NCB hits half-trillion dollar mark: To pay $1.1b in dividends
The complex interaction of growing assets, new asset taxes and the application of new accounting rules resulted in a reduction in first-quarter profit for National Commercial Bank Jamaica (NCB), according to the banking group's finance head.
While assets reached the $500 billion mark during the period, the new rules dictated that some $992 million in asset tax charges be taken all at once during the quarter ended - and not on an accrual basis.
This charge, combined with increased investment in payment to consultants for strategic planning and investment in build out in card services and other segments resulted in profit sliding 15 per cent to $2.13 billion at December 2014. The bank made $2.5 billion for the comparative first quarter ending December 2013.
NCB will pay interim dividend of 45 cents per share on February 20, totalling $1.11 billion, based on the first-quarter results.
The banking group said last Friday that it adopted the International Financial Reporting Interpretation Committee (IFRIC) 21, which provides guidance on when to recognise a government-imposed levy.
IFRIC 21 "changed the treatment of our asset tax. We are no longer including asset tax in each quarterly financial statement, but must account for it one time, at the point it falls due," said group finance head and deputy managing director, Dennis Cohen.
"Asset tax is based on the total assets of the institution, so for the bank and NCB Capital Markets - our two largest entities - this tax falls due on October 1, and so the first quarter reflects the entire year's charge. Accordingly, the next three quarters will not reflect a charge for asset tax for these two entities," he said.
The basic asset tax also reflects
an increase quarter over quarter following the implementation by the Government of Jamaica of new charges.

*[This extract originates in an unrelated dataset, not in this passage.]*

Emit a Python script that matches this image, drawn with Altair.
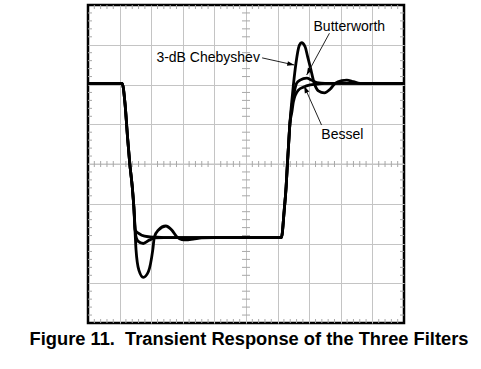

For regulated companies - overseen by either the Bank of Jamaica or the Financial Services Commission - the rate almost doubled from 0.14 per cent to 0.25 per cent of the value of the assets.
Cohen said that normalised profits, without the new tax treatment, would have been $2.7 billion, representing just three per cent less than the $2.8 billion normalised profit for the comparative quarter.
Patrick Hylton, NCB's group managing director, said normalised profit showed good performance in the context of an economy that reflects good macroeconomic indicators, but in which the group's personal and business clients were facing challenges.
He highlighted the bank's investment in "new areas of opportunity", including card services, but declined to provide further details.
The tax charge also affected key performance metrics, according to Cohen. Earnings per share also slid 15 per cent to $0.87 for the quarter. Return on average assets fell to 1.7 per cent from 2.2 per cent, and return on average equity slid from 13.8 per cent to 10.4 per cent.
NCB's loan book at $157 billion was half-billion thinner relative to its September 2014 value, but was up by more than $8 billion when compared to December 2013.
Total assets were just thousands shy of $500 billion. Total equity of $81.9 billion increased by 12 per cent or $8.6 billion year on year, but was close to flat relative to September.
For the period, NCB grew fee and commission income by $465 million or 22 per cent, and made gains from foreign currency and investing activities, which increased by $861 million. Net interest income ticked up by two per cent due mainly, the bank said, to growth in net loans, advances and investment security portfolios.
In its report on developments within the quarter, NCB also noted that its investment subsidiary, NCB Capital Markets Limited, had added three new unit trust products under a US dollar portfolio. The three are: xM Fund; xB Fund; and iB Fund, which is USD-indexed.
NCB said unit buyers can start their investments with US$100 per month.
With the launch of the three products, the NCBCapFunds now comprises six funds.
Headline performers within the commercial banking group for the December quarter included corporate banking, whose operating profit improved 83 per cent to $237 million; and treasury and correspondent banking, which grew its operating profit by 57 per cent to $982 million.
Profit fell for the wealth, asset management or investment banking segment by five per cent or $37 million to $645 million; while general insurance also saw a decline of 13 per cent or $47 million to $307 million, while payment services dropped by 72 per cent or $441 million to $172 million in the quarter.